__Problem description__:
Pull out every line in the data that has the string "this" in it.
[BEGIN Collected data]
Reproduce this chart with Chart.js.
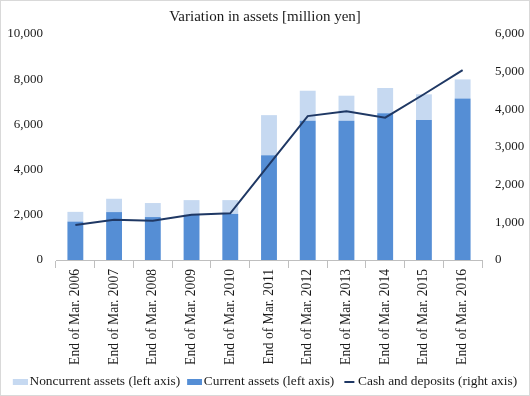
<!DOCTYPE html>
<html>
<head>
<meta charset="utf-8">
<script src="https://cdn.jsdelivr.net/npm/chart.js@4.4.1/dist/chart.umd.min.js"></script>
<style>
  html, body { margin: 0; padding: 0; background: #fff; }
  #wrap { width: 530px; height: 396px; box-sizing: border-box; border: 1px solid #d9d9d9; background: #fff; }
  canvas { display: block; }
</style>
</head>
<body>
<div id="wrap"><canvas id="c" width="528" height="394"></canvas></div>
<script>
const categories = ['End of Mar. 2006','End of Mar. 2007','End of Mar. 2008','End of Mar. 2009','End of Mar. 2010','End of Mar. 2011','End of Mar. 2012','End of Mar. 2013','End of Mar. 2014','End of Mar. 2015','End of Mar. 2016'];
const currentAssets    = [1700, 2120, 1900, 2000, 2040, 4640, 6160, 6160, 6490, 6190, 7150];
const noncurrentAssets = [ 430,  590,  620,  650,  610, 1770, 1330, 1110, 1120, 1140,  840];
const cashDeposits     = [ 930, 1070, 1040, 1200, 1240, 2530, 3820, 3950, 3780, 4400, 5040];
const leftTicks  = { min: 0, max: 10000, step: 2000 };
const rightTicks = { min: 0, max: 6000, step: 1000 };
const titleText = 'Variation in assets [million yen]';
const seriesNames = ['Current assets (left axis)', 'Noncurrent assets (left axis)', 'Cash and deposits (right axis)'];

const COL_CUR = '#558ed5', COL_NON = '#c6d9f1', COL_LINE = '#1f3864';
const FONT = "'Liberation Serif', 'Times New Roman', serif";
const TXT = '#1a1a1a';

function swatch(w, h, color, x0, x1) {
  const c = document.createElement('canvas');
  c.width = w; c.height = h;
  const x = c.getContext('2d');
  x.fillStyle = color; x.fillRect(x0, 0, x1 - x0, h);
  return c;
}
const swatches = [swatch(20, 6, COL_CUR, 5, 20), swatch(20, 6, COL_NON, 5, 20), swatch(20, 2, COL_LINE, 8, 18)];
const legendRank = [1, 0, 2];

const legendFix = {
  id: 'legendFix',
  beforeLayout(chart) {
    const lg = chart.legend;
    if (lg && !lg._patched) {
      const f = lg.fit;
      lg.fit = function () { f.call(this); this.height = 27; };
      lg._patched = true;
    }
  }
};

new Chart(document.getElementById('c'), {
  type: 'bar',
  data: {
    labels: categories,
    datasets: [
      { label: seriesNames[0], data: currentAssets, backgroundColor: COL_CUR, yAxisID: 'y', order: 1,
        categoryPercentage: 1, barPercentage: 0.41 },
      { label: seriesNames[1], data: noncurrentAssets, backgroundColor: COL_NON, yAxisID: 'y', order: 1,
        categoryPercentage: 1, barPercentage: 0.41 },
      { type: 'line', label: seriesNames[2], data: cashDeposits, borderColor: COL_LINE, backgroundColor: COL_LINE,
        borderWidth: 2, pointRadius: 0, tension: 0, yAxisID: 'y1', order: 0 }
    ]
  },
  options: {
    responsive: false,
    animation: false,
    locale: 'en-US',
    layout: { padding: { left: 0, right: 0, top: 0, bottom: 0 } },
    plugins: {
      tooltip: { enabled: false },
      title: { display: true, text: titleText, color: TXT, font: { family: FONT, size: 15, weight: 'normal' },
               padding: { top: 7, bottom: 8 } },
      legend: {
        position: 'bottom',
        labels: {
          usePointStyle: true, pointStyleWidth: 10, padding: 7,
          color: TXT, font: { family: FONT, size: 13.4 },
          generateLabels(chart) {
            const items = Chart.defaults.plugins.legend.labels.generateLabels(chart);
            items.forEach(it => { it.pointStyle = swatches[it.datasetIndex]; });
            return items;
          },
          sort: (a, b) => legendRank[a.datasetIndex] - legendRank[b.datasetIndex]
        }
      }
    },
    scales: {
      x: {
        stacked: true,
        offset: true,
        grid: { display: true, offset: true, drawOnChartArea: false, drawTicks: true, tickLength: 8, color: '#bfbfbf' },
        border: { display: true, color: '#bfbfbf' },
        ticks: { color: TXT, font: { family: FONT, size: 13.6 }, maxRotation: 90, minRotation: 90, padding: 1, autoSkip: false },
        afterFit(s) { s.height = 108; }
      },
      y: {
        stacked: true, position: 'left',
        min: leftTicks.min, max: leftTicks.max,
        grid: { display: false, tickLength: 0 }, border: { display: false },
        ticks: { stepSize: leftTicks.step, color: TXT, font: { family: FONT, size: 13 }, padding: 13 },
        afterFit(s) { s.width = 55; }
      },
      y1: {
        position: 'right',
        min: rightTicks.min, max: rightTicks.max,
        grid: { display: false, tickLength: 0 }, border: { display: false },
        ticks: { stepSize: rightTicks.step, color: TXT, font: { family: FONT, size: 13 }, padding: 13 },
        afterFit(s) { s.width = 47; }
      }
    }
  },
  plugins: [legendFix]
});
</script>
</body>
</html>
[END Collected data]
__Response to the exercise__:
Reproduce this chart with Chart.js.
      lg.fit = function () { f.call(this); this.height = 27; };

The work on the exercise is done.